Asynchronous buffer swap

I am using GL for a Windows application that needs almost-real-time control of the CPU. The polygon count is very low and I’m using fairly simple graphics, so it seems that the current limitation on my graphics performance is the time I have to block to call SwapBuffers().

On an ATI FireGL2, this operation seemed to be really fast (~100 microseconds for a small window size), but I’m also trying to use a GeForce4-based card (for cost and for what appears to be better dual-display support), for which the buffer swap time seems to be over a millisecond for the same window size. That’s plenty fast to satisfy my frame rate demands, but that’s a millisecond during which I’d like to use the CPU. My questions :

  1. The first card is AGP; the GeForce4 is a PCI card. Is the difference in buffer swap time likely due to the difference in bus speed, or to a difference in the cards? (The FireGL2 does cost $800 more than the GeForce after all…)

  2. Is there any hope of calling swapbuffers asynchronously either using standard GL tricks or using manufacturer-specific extensions? I’ve heard this is likely to be a component of the GL2.0 standard, but is there any way to do this now? I will play around with some thread-based approaches to doing the same thing, but I feel like I can’t beat 1ms with that approach.

  3. Does anyone here know whether DirectX provides any support for asynchronous transfers that might not be available yet in OpenGL?

Thanks…

-Dan

Have you turned off VSync in the nVIDIA display control panel?

Also, I think GeForces swap using copy when not in full screen mode. It may be that ATI swaps using overlays, which is likely to be faster.
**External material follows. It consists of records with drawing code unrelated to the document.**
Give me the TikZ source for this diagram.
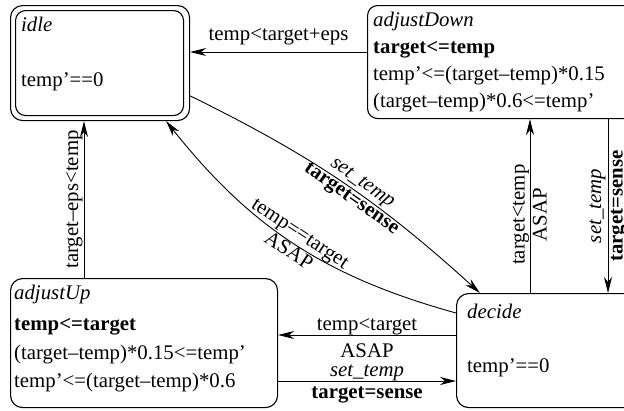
\documentclass[tikz,border=0pt]{standalone}
\usepackage{fontspec}
\setmainfont{Liberation Serif}
\usetikzlibrary{arrows.meta,calc}
\begin{document}
\begin{tikzpicture}[x=1pt,y=-1pt,
  font=\fontsize{20.8}{25}\selectfont,
  state/.style={draw, line width=1.1pt, rounded corners=12pt, anchor=north west, inner sep=0pt},
  txt/.style={anchor=base west, inner sep=0pt},
  conn/.style={line width=0.9pt, -{Stealth[length=16pt,width=8pt,inset=5pt]}},
  connrev/.style={line width=0.9pt, {Stealth[length=16pt,width=8pt,inset=5pt]}-},
  lab/.style={inner sep=0pt, anchor=base},
]
\useasboundingbox (0,0) rectangle (624,410);
\clip (0,0) rectangle (624,410);
% states
\node[state, minimum width=179pt, minimum height=115pt] (idle) at (10,5) {};
\node[state, rounded corners=10pt, minimum width=168pt, minimum height=105pt] (idleIn) at (15,10) {};
\node[state, rounded corners=10pt, minimum width=280pt, minimum height=113pt] (adjDown) at (367,5) {};
\node[state, minimum width=267pt, minimum height=129pt] (adjUp) at (10,278) {};
\node[state, minimum width=200pt, minimum height=114pt] (decide) at (456,293) {};
% texts
\node[txt] (idleName) at (21,31) {\textit{idle}};
\node[txt] (idleInv) at (21,86) {temp’==0};
\node[txt] (adName) at (373,26) {\textit{adjustDown}};
\node[txt] (adInv) at (373,53) {\textbf{target<=temp}};
\node[txt] (adF1) at (373,80) {temp’<=(target–temp)*0.15};
\node[txt] (adF2) at (373,107) {(target–temp)*0.6<=temp’};
\node[txt] (auName) at (14,299) {\textit{adjustUp}};
\node[txt] (auInv) at (14,330) {\textbf{temp<=target}};
\node[txt] (auF1) at (14,359) {(target–temp)*0.15<=temp’};
\node[txt] (auF2) at (14,387) {temp’<=(target–temp)*0.6};
\node[txt] (dName) at (467,318) {\textit{decide}};
\node[txt] (dInv) at (467,372) {temp’==0};
% connectors
\coordinate (h1) at ($(adjDown.north west)+(0,47)$);
\draw[conn] (h1) -- (h1 -| idle.east)
  node[midway, lab, yshift=12pt] {temp<target+eps};
\coordinate (v1) at ($(adjUp.north west)+(74,0)$);
\draw[conn] (v1) -- (v1 |- idle.south)
  node[midway, sloped, above, inner sep=1pt] {target–eps<temp};
\coordinate (v2) at ($(decide.north west)+(74,0)$);
\draw[conn] (v2) -- (v2 |- adjDown.south)
  node[pos=0.45, sloped, above, inner sep=0.5pt] {target<temp}
  node[pos=0.45, sloped, below, inner sep=2.5pt] {ASAP};
\coordinate (v3) at ($(decide.north west)+(152,0)$);
\draw[connrev] (v3) -- (v3 |- adjDown.south)
  node[midway, sloped, above, inner sep=2pt] {\textit{set\_temp}}
  node[midway, sloped, below, inner sep=2.5pt] {\textbf{target=sense}};
\coordinate (h2) at ($(decide.north west)+(0,42)$);
\draw[conn] (h2) -- (h2 -| adjUp.east)
  node[midway, lab, yshift=5pt] {temp<target}
  node[midway, lab, yshift=-22pt] {ASAP};
\coordinate (h3) at ($(adjUp.north east)+(0,103)$);
\draw[conn] (h3) -- (h3 -| decide.west)
  node[midway, lab, yshift=5pt] {\textit{set\_temp}}
  node[midway, lab, yshift=-17pt] {\textbf{target=sense}};
\draw[conn] (idle.-20) to[bend left=8]
  node[pos=0.55, sloped, above, inner sep=1.5pt] {\textit{set\_temp}}
  node[pos=0.55, sloped, below, inner sep=1pt] {\textbf{target=sense}}
  ($(decide.north west)+(24,0)$);
\draw[conn] ($(decide.north west)+(0,20)$) to[bend left=18]
  node[pos=0.5, sloped, above, inner sep=1pt] {temp==target}
  node[pos=0.5, sloped, below, inner sep=1pt] {ASAP}
  ($(idle.south east)+(-24,0)$);
\end{tikzpicture}
\end{document}
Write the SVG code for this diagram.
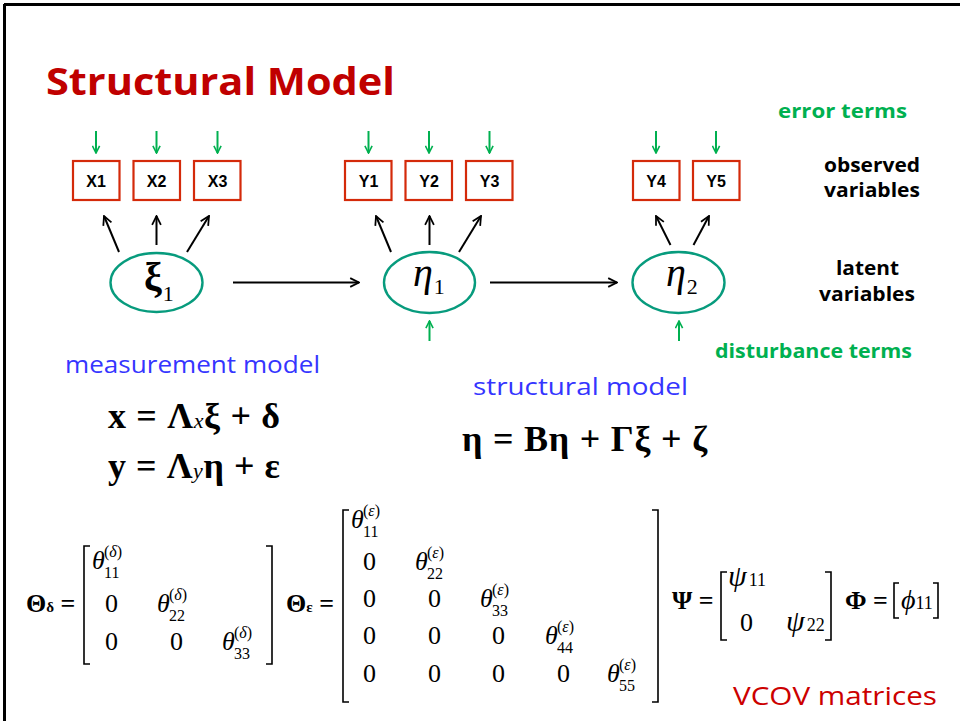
<svg xmlns="http://www.w3.org/2000/svg" width="960" height="721" viewBox="0 0 960 721">
<style>
.box{fill:#fff;stroke:#d42a0a;stroke-width:2.2}
.bl{font-family:"Liberation Sans",Arial,sans-serif;font-weight:bold;font-size:16px;fill:#000;text-anchor:middle}
.ell{fill:#fff;stroke:#079b7d;stroke-width:2.4}
.comic{font-family:"Comic Sans MS","Open Sans",sans-serif}
.side{font-family:"Comic Sans MS","Open Sans",sans-serif;font-weight:bold;font-size:20px}
.m{font-family:"Liberation Serif","Times New Roman",serif;fill:#000}
.eq{font-family:"Liberation Serif","Times New Roman",serif;font-weight:bold;font-size:36px;fill:#000}
.mx{font-family:"Liberation Serif","Times New Roman",serif;font-size:26px;fill:#000}
.sm{font-size:16px;font-style:normal}
.it{font-style:italic}
.br{fill:none;stroke:#000;stroke-width:1.6}
.blk{stroke:#000;stroke-width:2;fill:none}
.grn{stroke:#00b050;stroke-width:2;fill:none}
</style>
<defs>
<marker id="ab" viewBox="0 0 10 10" refX="9" refY="5" markerWidth="5.5" markerHeight="5.5" orient="auto" markerUnits="strokeWidth">
<path d="M1,1 L9,5 L1,9" fill="none" stroke="#000" stroke-width="1.6"/>
</marker>
<marker id="ag" viewBox="0 0 10 10" refX="9" refY="5" markerWidth="4.5" markerHeight="4.5" orient="auto" markerUnits="strokeWidth">
<path d="M1,1 L9,5 L1,9" fill="none" stroke="#00b050" stroke-width="1.8"/>
</marker>
</defs>
<rect width="960" height="721" fill="#fff"/>
<line x1="4" y1="4.5" x2="960" y2="4.5" stroke="#000" stroke-width="3"/>
<line x1="4.5" y1="4" x2="4.5" y2="721" stroke="#000" stroke-width="3"/>

<text x="46" y="95" class="comic" font-weight="bold" font-size="37" fill="#c00000" textLength="349" lengthAdjust="spacingAndGlyphs">Structural Model</text>

<g id="connectors">
<line class="grn" x1="96" y1="131" x2="96" y2="153" marker-end="url(#ag)"/>
<line class="grn" x1="156.5" y1="131" x2="156.5" y2="153" marker-end="url(#ag)"/>
<line class="grn" x1="217.5" y1="131" x2="217.5" y2="153" marker-end="url(#ag)"/>
<line class="grn" x1="368.5" y1="131" x2="368.5" y2="153" marker-end="url(#ag)"/>
<line class="grn" x1="429" y1="131" x2="429" y2="153" marker-end="url(#ag)"/>
<line class="grn" x1="489.5" y1="131" x2="489.5" y2="153" marker-end="url(#ag)"/>
<line class="grn" x1="656" y1="131" x2="656" y2="153" marker-end="url(#ag)"/>
<line class="grn" x1="716" y1="131" x2="716" y2="153" marker-end="url(#ag)"/>
<line class="blk" x1="119" y1="252" x2="104" y2="216" marker-end="url(#ab)"/>
<line class="blk" x1="156.5" y1="245" x2="156.5" y2="216" marker-end="url(#ab)"/>
<line class="blk" x1="187" y1="252" x2="209" y2="216" marker-end="url(#ab)"/>
<line class="blk" x1="391" y1="252" x2="376" y2="216" marker-end="url(#ab)"/>
<line class="blk" x1="429.5" y1="245" x2="429.5" y2="216" marker-end="url(#ab)"/>
<line class="blk" x1="459" y1="252" x2="481" y2="216" marker-end="url(#ab)"/>
<line class="blk" x1="670.5" y1="245" x2="656" y2="216" marker-end="url(#ab)"/>
<line class="blk" x1="693.5" y1="245" x2="709" y2="216" marker-end="url(#ab)"/>
<line class="blk" x1="233" y1="282.5" x2="359" y2="282.5" marker-end="url(#ab)"/>
<line class="blk" x1="490" y1="282.5" x2="617" y2="282.5" marker-end="url(#ab)"/>
<line class="grn" x1="429.5" y1="341" x2="429.5" y2="321" marker-end="url(#ag)"/>
<line class="grn" x1="679" y1="341" x2="679" y2="321" marker-end="url(#ag)"/>
</g>

<g id="x1"><rect class="box" x="73" y="161" width="46.5" height="39"/><text class="bl" x="96" y="186.5">X1</text></g>
<g id="x2"><rect class="box" x="133.5" y="161" width="46.5" height="39"/><text class="bl" x="156.5" y="186.5">X2</text></g>
<g id="x3"><rect class="box" x="194" y="161" width="46.5" height="39"/><text class="bl" x="217.5" y="186.5">X3</text></g>
<g id="y1"><rect class="box" x="345" y="161" width="46.5" height="39"/><text class="bl" x="368.5" y="186.5">Y1</text></g>
<g id="y2"><rect class="box" x="405.5" y="161" width="46.5" height="39"/><text class="bl" x="429" y="186.5">Y2</text></g>
<g id="y3"><rect class="box" x="466" y="161" width="46.5" height="39"/><text class="bl" x="489.5" y="186.5">Y3</text></g>
<g id="y4"><rect class="box" x="633" y="161" width="46.5" height="39"/><text class="bl" x="656" y="186.5">Y4</text></g>
<g id="y5"><rect class="box" x="693" y="161" width="46.5" height="39"/><text class="bl" x="716" y="186.5">Y5</text></g>

<g id="xi1"><ellipse class="ell" cx="156.5" cy="282.5" rx="46" ry="29.5"/>
<text class="m" x="144" y="290" font-size="40" font-weight="bold">ξ<tspan font-size="22" font-weight="normal" dx="1" dy="11">1</tspan></text></g>
<g id="eta1"><ellipse class="ell" cx="429.5" cy="282.5" rx="45.5" ry="30.5"/>
<text class="m" x="413" y="286" font-size="40" font-style="italic">η<tspan font-size="22" font-style="normal" dx="1" dy="8">1</tspan></text></g>
<g id="eta2"><ellipse class="ell" cx="678.5" cy="282.5" rx="46" ry="30.5"/>
<text class="m" x="666" y="286" font-size="40" font-style="italic">η<tspan font-size="22" font-style="normal" dx="1" dy="8">2</tspan></text></g>

<g id="side-labels">
<text class="side" x="778" y="118" fill="#00b050" textLength="129" lengthAdjust="spacingAndGlyphs">error terms</text>
<text class="side" x="824" y="172" fill="#000" textLength="96" lengthAdjust="spacingAndGlyphs">observed</text>
<text class="side" x="824" y="197" fill="#000" textLength="96" lengthAdjust="spacingAndGlyphs">variables</text>
<text class="side" x="836" y="275" fill="#000" textLength="63" lengthAdjust="spacingAndGlyphs">latent</text>
<text class="side" x="819" y="301" fill="#000" textLength="96" lengthAdjust="spacingAndGlyphs">variables</text>
<text class="side" x="715" y="358" fill="#00b050" textLength="197" lengthAdjust="spacingAndGlyphs">disturbance terms</text>
</g>

<text class="comic" x="65" y="373" font-size="24" fill="#3535ff" textLength="255" lengthAdjust="spacingAndGlyphs">measurement model</text>
<text class="comic" x="473" y="395" font-size="24" fill="#3535ff" textLength="215" lengthAdjust="spacingAndGlyphs">structural model</text>

<text class="eq" x="108" y="428" textLength="172" lengthAdjust="spacing">x = Λ<tspan font-size="22" font-weight="normal" font-style="italic">x</tspan>ξ + δ</text>
<text class="eq" x="108" y="478" textLength="172" lengthAdjust="spacing">y = Λ<tspan font-size="22" font-weight="normal" font-style="italic">y</tspan>η + ε</text>
<text class="eq" x="462" y="451" font-size="38" textLength="245" lengthAdjust="spacing">η = Bη + Γξ + ζ</text>

<g id="theta-delta">
<text class="mx" x="26" y="612" font-weight="bold">Θ<tspan font-size="15">δ</tspan> =</text>
<path class="br" d="M90,546 H84 V664 H90"/>
<path class="br" d="M266,546 H272 V664 H266"/>
<text class="mx it" x="92" y="569">θ</text><text class="mx sm" x="104" y="557">(<tspan font-style="italic">δ</tspan>)</text><text class="mx sm" x="104" y="578">11</text>
<text class="mx" x="105" y="612">0</text>
<text class="mx it" x="157" y="612">θ</text><text class="mx sm" x="169" y="600">(<tspan font-style="italic">δ</tspan>)</text><text class="mx sm" x="169" y="621">22</text>
<text class="mx" x="105" y="650">0</text><text class="mx" x="170" y="650">0</text>
<text class="mx it" x="222" y="650">θ</text><text class="mx sm" x="234" y="638">(<tspan font-style="italic">δ</tspan>)</text><text class="mx sm" x="234" y="659">33</text>
</g>

<g id="theta-eps">
<text class="mx" x="286" y="612" font-weight="bold">Θ<tspan font-size="15">ε</tspan> =</text>
<path class="br" d="M349,510 H343 V702 H349"/>
<path class="br" d="M652,510 H658 V702 H652"/>
<text class="mx it" x="351" y="528">θ</text><text class="mx sm" x="363" y="516">(<tspan font-style="italic">ε</tspan>)</text><text class="mx sm" x="363" y="537">11</text>
<text class="mx" x="363" y="570">0</text>
<text class="mx it" x="415" y="570">θ</text><text class="mx sm" x="427" y="558">(<tspan font-style="italic">ε</tspan>)</text><text class="mx sm" x="427" y="579">22</text>
<text class="mx" x="363" y="607">0</text><text class="mx" x="428" y="607">0</text>
<text class="mx it" x="480" y="607">θ</text><text class="mx sm" x="492" y="595">(<tspan font-style="italic">ε</tspan>)</text><text class="mx sm" x="492" y="616">33</text>
<text class="mx" x="363" y="644">0</text><text class="mx" x="428" y="644">0</text><text class="mx" x="492" y="644">0</text>
<text class="mx it" x="545" y="644">θ</text><text class="mx sm" x="557" y="632">(<tspan font-style="italic">ε</tspan>)</text><text class="mx sm" x="557" y="653">44</text>
<text class="mx" x="363" y="682">0</text><text class="mx" x="428" y="682">0</text><text class="mx" x="492" y="682">0</text><text class="mx" x="557" y="682">0</text>
<text class="mx it" x="607" y="682">θ</text><text class="mx sm" x="619" y="670">(<tspan font-style="italic">ε</tspan>)</text><text class="mx sm" x="619" y="691">55</text>
</g>

<g id="psi">
<text class="mx" x="672" y="609" font-weight="bold">Ψ =</text>
<path class="br" d="M727,572 H721 V640 H727"/>
<path class="br" d="M825,572 H831 V640 H825"/>
<text class="mx" x="728" y="586"><tspan font-style="italic" font-size="30">ψ</tspan><tspan font-size="18" dx="2">11</tspan></text>
<text class="mx" x="740" y="631">0</text>
<text class="mx" x="786" y="631"><tspan font-style="italic" font-size="30">ψ</tspan><tspan font-size="18" dx="2">22</tspan></text>
</g>

<g id="phi">
<text class="mx" x="845" y="609" font-weight="bold">Φ =</text>
<path class="br" d="M899,583 H894 V618 H899"/>
<path class="br" d="M933,583 H938 V618 H933"/>
<text class="mx" x="901" y="609"><tspan font-style="italic" font-size="28">ϕ</tspan><tspan font-size="18">11</tspan></text>
</g>

<text class="comic" x="733" y="705" font-size="26" fill="#cc0000" textLength="204" lengthAdjust="spacingAndGlyphs">VCOV matrices</text>
</svg>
But a millisecond is a long time!

Originally posted by dmorris:
I am using GL for a Windows application that needs almost-real-time control of the CPU.

“Real-time” and “Windows” are mutually exclusive, as far as I’m concerned…

Swap copy taking a millisecond on the HW side is nothing outrageous. But you’re looking at the CPU, I presume.

Note that what you may be noticing is our driver latency limitation; we will not return control to your application on SwapBuffers until the last SwapBuffers is done. If your app is hardware-limited, this will often be measurable.

It’s not at all clear to me what an “asynchronous” SwapBuffers would be???

  • Matt

Originally posted by mcraighead:
“Real-time” and “Windows” are mutually exclusive, as far as I’m concerned…

That’s what I say “almost-real-time”… but this particular issue seems to be fairly OS-independent anyway. And actually, Windows is much better for this sort of job than it used to be. If you have a decent machine and you put your process at the highest priority class, I’ve observed that you really don’t lose the CPU at all (maybe five or six 500us blocks over the course of a few seconds running time) if you don’t do anything else with your system. (I refer to Win2k; I have not even ventured to try such experiments on XP…)

It’s not at all clear to me what an “asynchronous” SwapBuffers would be???

Of course I don’t know the details of what really occurs during buffer swap, but it seems that the CPU doesn’t really need to be involved… this is basically a block transfer to the video buffer, which it seems could be managed by the graphics card and/or the system DMA controller without the CPU.

So this would seem like a good candidate for an asynchronous transfer, during which the user could do anything that doesn’t write to the framebuffer.

That’s what I had in mind, but I would believe that the reality of the buffer swap is much more complicated than I make it sound, so perhaps something like this has not yet been implemented. But that’s what I meant.

Also, turning off the vsync option made a big difference. I still would be curious - partially just as an academic question - about any way of not tying up the CPU during buffer swap, or whether any other manufacturers support this, but turning off vsync helped significantly.

-Dan

I solved this problem by mandating the prescence of another cpu.

Cas

In the sense that you describe, it seems to me that SwapBuffers is already asynchronous. It can return control to the user long before the HW swap occurs.

Another sort of “asynchronous” SwapBuffers might be called from a thread other than the rendering thread. This can also be done with the current SwapBuffers API.

  • Matt

Originally posted by cix>foo:
[b]I solved this problem by mandating the prescence of another cpu.

Cas [/b]

Wouldn’t it work with “just another thread” too. I mean, the SwapBuffers call can hardly be blocking the CPU, just the thread (?). Ok, if you’re transfering from main RAM to the video card, but this all happens on the video card, I suppose.